Photo Credit: DNAinfo/Benjamin Woodard
ROGERS PARK — Parents at a town hall meeting at Gale Elementary celebrated a victory in keeping the school open, but confronted the alderman about threats of other changes to the school by Chicago Public Schools.
"It's a Trojan horse," Diana Berek, a grandmother of three students at Gale, said at the Thursday night meeting.
Berek and others worry that while Gale is safe from closure, the school could be consolidated into one building and shared with a charter school, an option CPS officials said they could exercise. Gale students are now split between buildings at 1631 W. Jonquil Terrace and 7610 N. Marshfield Ave.

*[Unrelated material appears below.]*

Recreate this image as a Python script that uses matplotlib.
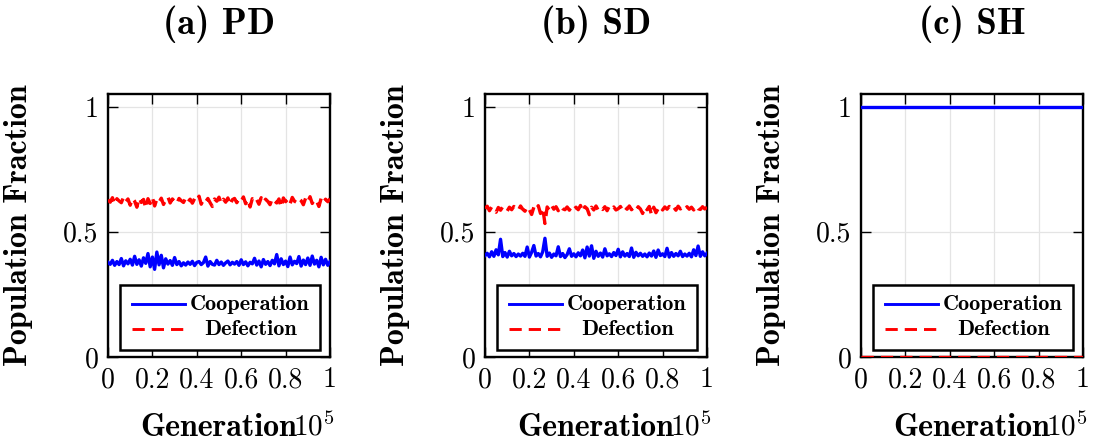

Berek, a member of Occupy Rogers Park, passed out buttons with an image of an orange and the word "No," referring to an arts-based charter, called Orange School, which is eyeing the neighborhood for a home.
Parents and teachers, many from the Occupy group, confronted Ald. Joe Moore (49th) after the meeting, chastising him for supporting other charter schools in the neighborhood, such as the Chicago Math and Science Academy and UNO, which opened suddenly this school year at the former site of St. Scholastica Academy.
Moore said "there are no options" for some parents looking for quality education for their children in Rogers Park.
"From the standpoint of an alderman ... I'm not going to turn anybody away that can provide those options," he said, referring to charters.
Opponents, though, said charters exist at the expense of neighborhood schools.
"I think having healthy competition would improve the quality of all schools," Moore responded. "I want [parents] to have the same options" as people with higher incomes.
Ari Frede, founder of Orange School, said he was still considering several neighborhoods, including Uptown, Albany Park, Bronzeville, Austin and Englewood, to be the first home of the recently approved charter.
"We have great faith in the alliances and partnerships [we've made] in Rogers Park over the past two years," Frede said. "We also look forward to reaching out more to the people of Rogers Park who obviously have a lot of questions and concerns, and rightly so — they’re being protective of their community."
Slideshow
A student from Gale Elementary in Rogers Park holds a sign in support of his school.
DNAinfo/Benjamin Woodard
Ryan Polker grabs the microphone during a public meeting about school closures. CPS officials had difficulty getting through their prepared presentation because of outbursts from the crowd.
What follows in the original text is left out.